Very = Intensify the meaning

Very is different than so and too. It doesn’t show how YOU are feeling about it. Use very only to increase or intensify an adjective or adverb.

  • Water is cold… Ice is very cold.
  • Your parents are old… Your grandparents are very old.
  • Driving a car is difficult… Flying a plane is very difficult.

Try not to use very all the time. There are so many other words that you can use instead. For example, you can say that ice is freezing instead of very cold. You can find more examples of these words here.

I hope you didn’t find this lesson too difficult to understand. You can practice more by describing the photos below.

  1. It’s raining _____ hard, but he doesn’t care.
  2. Stay back! We can’t go in there. The fire is ____ hot.
  3. Wow! That dog is ____ big! He’s enormous!
  4. We are ____ late. They are closed until tomorrow.
  5. My jeans are ____ big now. Before I went on a diet, I was ____ fat!
What's the difference between so and such?

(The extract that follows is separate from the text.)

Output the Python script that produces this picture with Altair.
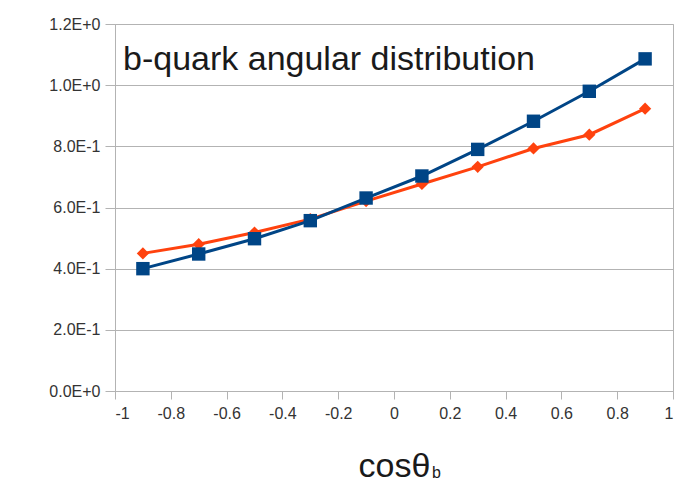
import altair as alt
import pandas as pd

# data
cos_theta = [-0.9, -0.7, -0.5, -0.3, -0.1, 0.1, 0.3, 0.5, 0.7, 0.9]
blue_vals = [0.40, 0.448, 0.498, 0.557, 0.631, 0.703, 0.790, 0.882, 0.980, 1.086]
orange_vals = [0.450, 0.480, 0.518, 0.562, 0.621, 0.677, 0.733, 0.793, 0.838, 0.923]
x_ticks = [-1, -0.8, -0.6, -0.4, -0.2, 0, 0.2, 0.4, 0.6, 0.8, 1]
y_ticks = [0, 0.2, 0.4, 0.6, 0.8, 1.0, 1.2]
title_text = "b-quark angular distribution"
x_title = "cosθ"
x_sub = "b"

BLUE = "#004586"
ORANGE = "#ff420e"
GRID = "#b3b3b3"
FONT = "Liberation Sans"

blue_df = pd.DataFrame({"x": cos_theta, "y": blue_vals})
orange_df = pd.DataFrame({"x": cos_theta, "y": orange_vals})

x_enc = alt.X(
    "x:Q",
    scale=alt.Scale(domain=[-1, 1], nice=False, zero=False),
    axis=alt.Axis(
        values=x_ticks,
        labelExpr="datum.value + ''",
        title=x_title,
        titleFontSize=34,
        titleFont=FONT,
        titleFontWeight="normal",
        titleColor="#1a1a1a",
        titleBaseline="alphabetic",
        titleY=85,
        grid=False,
        tickSize=8,
        labelPadding=6,
        labelFontSize=16,
    ),
)
y_enc = alt.Y(
    "y:Q",
    scale=alt.Scale(domain=[0, 1.2], nice=False),
    axis=alt.Axis(
        values=y_ticks,
        labelExpr="replace(format(datum.value, '.1e'), 'e', 'E')",
        title=None,
        grid=True,
        tickSize=10,
        labelPadding=5,
        labelFontSize=16,
    ),
)

orange_line = alt.Chart(orange_df).mark_line(color=ORANGE, strokeWidth=3).encode(x=x_enc, y=y_enc)
orange_pts = alt.Chart(orange_df).mark_point(
    shape="diamond", filled=True, size=150, color=ORANGE, opacity=1
).encode(x=x_enc, y=y_enc)
blue_line = alt.Chart(blue_df).mark_line(color=BLUE, strokeWidth=3).encode(x=x_enc, y=y_enc)
blue_pts = alt.Chart(blue_df).mark_point(
    shape="square", filled=True, size=180, color=BLUE, opacity=1
).encode(x=x_enc, y=y_enc)

one = pd.DataFrame({"a": [0]})
title_mark = alt.Chart(one).mark_text(
    align="left", baseline="alphabetic", fontSize=34, font=FONT, color="#1a1a1a"
).encode(x=alt.value(8), y=alt.value(46), text=alt.value(title_text))
sub_mark = alt.Chart(one).mark_text(
    align="left", baseline="alphabetic", fontSize=16, font=FONT, color="#1a1a1a"
).encode(x=alt.value(317), y=alt.value(454), text=alt.value(x_sub))

chart = (
    alt.layer(orange_line, orange_pts, blue_line, blue_pts, title_mark, sub_mark)
    .properties(
        width=558,
        height=367,
        autosize=alt.AutoSizeParams(type="none"),
        padding={"left": 107, "top": 16, "right": 11, "bottom": 92},
        background="white",
    )
    .configure_view(stroke=GRID, strokeWidth=1)
    .configure_axis(
        domainColor=GRID,
        tickColor=GRID,
        gridColor=GRID,
        labelColor="#333333",
        labelFont=FONT,
        domainWidth=1,
        tickWidth=1,
        gridWidth=1,
    )
)

chart.save("out.html", embed_options={"renderer": "svg", "actions": False})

So or Such: What’s the difference?

Cats are so funny. You never know what they are really thinking about you, but we can guess from the look on their faces. They make such good expressions!



When SO means “very,” it is usually followed by an adjective.

  • It’s so hot today.
  • The cats are so funny.
  • She looks so beautiful in the photo.

So + (many/much) + noun

With many and much, we need to decide if the noun is countable or uncountable.

  • There are so many cats in the world today. (countable)
  • We have so much work to do before 5:00! (uncountable)


When SUCH is used for emphasis, it is followed by a noun clause.

  • It’s such a hot day.
  • They are such funny cats.
  • It is such a beautiful photo of her.

Such + (a lot of) + noun

We sometimes use a lot of to modify the noun, but it’s more common to use so much/many.

  • There are such a lot of cats in the world.
  • We have such a lot of work to do before 5:00!

Can you describe this cat photo using both such and so? Post your answers in the comments section below!

If you can do it, good job! You are such a good student. English grammar can be so difficult at times. Keep up the good work, cats!